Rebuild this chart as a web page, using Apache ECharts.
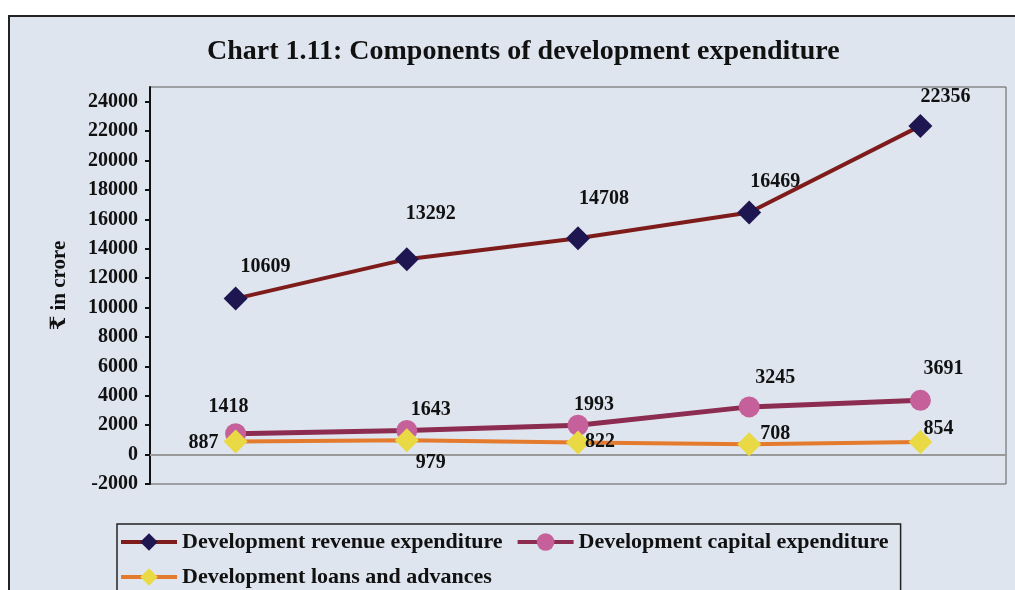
<!DOCTYPE html>
<html>
<head>
<meta charset="utf-8">
<script src="https://cdn.jsdelivr.net/npm/echarts@6/dist/echarts.min.js"></script>
<style>
  html, body { margin: 0; padding: 0; background: #fff; }
  .frame {
    position: absolute; left: 8px; top: 15px; width: 1007px; height: 575px;
    background: #dfe5ef; border-left: 2px solid #222; border-top: 2px solid #222;
    box-sizing: border-box;
  }
  #chart { position: absolute; left: 0; top: 0; width: 1015px; height: 590px; }
</style>
</head>
<body>
<div class="frame"></div>
<div id="chart"></div>
<script>
// years are not printed on the chart
const categories = ['1', '2', '3', '4', '5'];
const revenueExp = [10609, 13292, 14708, 16469, 22356];
const capitalExp = [1418, 1643, 1993, 3245, 3691];
const loansAdv = [887, 979, 822, 708, 854];
const yTicks = [-2000, 0, 2000, 4000, 6000, 8000, 10000, 12000, 14000, 16000, 18000, 20000, 22000, 24000];

// label nudges, per point
const revenueOffsets = [[30, -5], [24, -18], [26, -13], [26, -4], [25, -2]];
const capitalOffsets = [[-7, -1], [24, 5], [16, 5], [26, -4], [23, -6]];
const loansOffsets = [[-32, 28], [24, 50], [22, 26], [26, 17], [18, 14]];

const font = '"Liberation Serif", "DejaVu Serif", serif';

const withLabels = (values, offsets) => values.map((v, i) => ({
  value: v,
  label: { offset: offsets[i] }
}));

const labelStyle = {
  show: true,
  position: 'top',
  fontFamily: font,
  fontWeight: 'bold',
  fontSize: 20,
  color: '#111'
};

const chart = echarts.init(document.getElementById('chart'));
chart.setOption({
  backgroundColor: 'transparent',
  animation: false,
  title: {
    text: 'Chart 1.11: Components of development expenditure',
    left: 202,
    top: 33,
    textStyle: { fontFamily: font, fontWeight: 'bold', fontSize: 28, color: '#111' }
  },
  grid: {
    left: 150, right: 9, top: 87, bottom: 106,
    show: true, borderColor: '#5a5a5a', borderWidth: 1
  },
  xAxis: {
    type: 'category',
    data: categories,
    boundaryGap: true,
    axisLine: { lineStyle: { color: '#999', width: 2 } },
    axisTick: { show: false },
    axisLabel: { show: false }
  },
  yAxis: {
    type: 'value',
    min: -2000, max: 25000, interval: 2000,
    name: '₹ in crore',
    nameLocation: 'middle',
    nameRotate: 90,
    nameGap: 80,
    nameTextStyle: { fontFamily: font, fontWeight: 'bold', fontSize: 21, color: '#111' },
    axisLine: { show: true, lineStyle: { color: '#111', width: 2 } },
    axisTick: { show: true, length: 5, customValues: yTicks, lineStyle: { color: '#111', width: 2 } },
    axisLabel: {
      customValues: yTicks,
      formatter: v => String(v),
      fontFamily: font, fontWeight: 'bold', fontSize: 20, color: '#111', margin: 12
    },
    splitLine: { show: false }
  },
  legend: {
    left: 117, top: 524, width: 800,
    itemWidth: 56, itemHeight: 22, itemGap: 13,
    borderColor: '#222', borderWidth: 1.5, padding: [7, 12, 20, 2],
    lineStyle: { width: 4 },
    textStyle: { fontFamily: font, fontWeight: 'bold', fontSize: 22, color: '#111' }
  },
  series: [
    {
      name: 'Development revenue expenditure',
      type: 'line',
      data: withLabels(revenueExp, revenueOffsets),
      symbol: 'diamond', symbolSize: 24,
      lineStyle: { color: '#7e1c1c', width: 4 },
      itemStyle: { color: '#1e1650' },
      label: labelStyle,
      z: 3
    },
    {
      name: 'Development capital expenditure',
      type: 'line',
      data: withLabels(capitalExp, capitalOffsets),
      symbol: 'circle', symbolSize: 21,
      lineStyle: { color: '#8c2c50', width: 5 },
      itemStyle: { color: '#c6609a' },
      label: labelStyle,
      z: 2
    },
    {
      name: 'Development loans and advances',
      type: 'line',
      data: withLabels(loansAdv, loansOffsets),
      symbol: 'diamond', symbolSize: 24,
      lineStyle: { color: '#e47a2e', width: 4 },
      itemStyle: { color: '#e9da45' },
      label: labelStyle,
      z: 4
    }
  ]
});
</script>
</body>
</html>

.....

# THE EXERCISE:
Write the full listing out again with every line unchanged, but include no pictures.

# TASK RESULT:
Rebuild this chart as a web page, using Apache ECharts.
<!DOCTYPE html>
<html>
<head>
<meta charset="utf-8">
<script src="https://cdn.jsdelivr.net/npm/echarts@6/dist/echarts.min.js"></script>
<style>
  html, body { margin: 0; padding: 0; background: #fff; }
  .frame {
    position: absolute; left: 8px; top: 15px; width: 1007px; height: 575px;
    background: #dfe5ef; border-left: 2px solid #222; border-top: 2px solid #222;
    box-sizing: border-box;
  }
  #chart { position: absolute; left: 0; top: 0; width: 1015px; height: 590px; }
</style>
</head>
<body>
<div class="frame"></div>
<div id="chart"></div>
<script>
// years are not printed on the chart
const categories = ['1', '2', '3', '4', '5'];
const revenueExp = [10609, 13292, 14708, 16469, 22356];
const capitalExp = [1418, 1643, 1993, 3245, 3691];
const loansAdv = [887, 979, 822, 708, 854];
const yTicks = [-2000, 0, 2000, 4000, 6000, 8000, 10000, 12000, 14000, 16000, 18000, 20000, 22000, 24000];

// label nudges, per point
const revenueOffsets = [[30, -5], [24, -18], [26, -13], [26, -4], [25, -2]];
const capitalOffsets = [[-7, -1], [24, 5], [16, 5], [26, -4], [23, -6]];
const loansOffsets = [[-32, 28], [24, 50], [22, 26], [26, 17], [18, 14]];

const font = '"Liberation Serif", "DejaVu Serif", serif';

const withLabels = (values, offsets) => values.map((v, i) => ({
  value: v,
  label: { offset: offsets[i] }
}));

const labelStyle = {
  show: true,
  position: 'top',
  fontFamily: font,
  fontWeight: 'bold',
  fontSize: 20,
  color: '#111'
};

const chart = echarts.init(document.getElementById('chart'));
chart.setOption({
  backgroundColor: 'transparent',
  animation: false,
  title: {
    text: 'Chart 1.11: Components of development expenditure',
    left: 202,
    top: 33,
    textStyle: { fontFamily: font, fontWeight: 'bold', fontSize: 28, color: '#111' }
  },
  grid: {
    left: 150, right: 9, top: 87, bottom: 106,
    show: true, borderColor: '#5a5a5a', borderWidth: 1
  },
  xAxis: {
    type: 'category',
    data: categories,
    boundaryGap: true,
    axisLine: { lineStyle: { color: '#999', width: 2 } },
    axisTick: { show: false },
    axisLabel: { show: false }
  },
  yAxis: {
    type: 'value',
    min: -2000, max: 25000, interval: 2000,
    name: '₹ in crore',
    nameLocation: 'middle',
    nameRotate: 90,
    nameGap: 80,
    nameTextStyle: { fontFamily: font, fontWeight: 'bold', fontSize: 21, color: '#111' },
    axisLine: { show: true, lineStyle: { color: '#111', width: 2 } },
    axisTick: { show: true, length: 5, customValues: yTicks, lineStyle: { color: '#111', width: 2 } },
    axisLabel: {
      customValues: yTicks,
      formatter: v => String(v),
      fontFamily: font, fontWeight: 'bold', fontSize: 20, color: '#111', margin: 12
    },
    splitLine: { show: false }
  },
  legend: {
    left: 117, top: 524, width: 800,
    itemWidth: 56, itemHeight: 22, itemGap: 13,
    borderColor: '#222', borderWidth: 1.5, padding: [7, 12, 20, 2],
    lineStyle: { width: 4 },
    textStyle: { fontFamily: font, fontWeight: 'bold', fontSize: 22, color: '#111' }
  },
  series: [
    {
      name: 'Development revenue expenditure',
      type: 'line',
      data: withLabels(revenueExp, revenueOffsets),
      symbol: 'diamond', symbolSize: 24,
      lineStyle: { color: '#7e1c1c', width: 4 },
      itemStyle: { color: '#1e1650' },
      label: labelStyle,
      z: 3
    },
    {
      name: 'Development capital expenditure',
      type: 'line',
      data: withLabels(capitalExp, capitalOffsets),
      symbol: 'circle', symbolSize: 21,
      lineStyle: { color: '#8c2c50', width: 5 },
      itemStyle: { color: '#c6609a' },
      label: labelStyle,
      z: 2
    },
    {
      name: 'Development loans and advances',
      type: 'line',
      data: withLabels(loansAdv, loansOffsets),
      symbol: 'diamond', symbolSize: 24,
      lineStyle: { color: '#e47a2e', width: 4 },
      itemStyle: { color: '#e9da45' },
      label: labelStyle,
      z: 4
    }
  ]
});
</script>
</body>
</html>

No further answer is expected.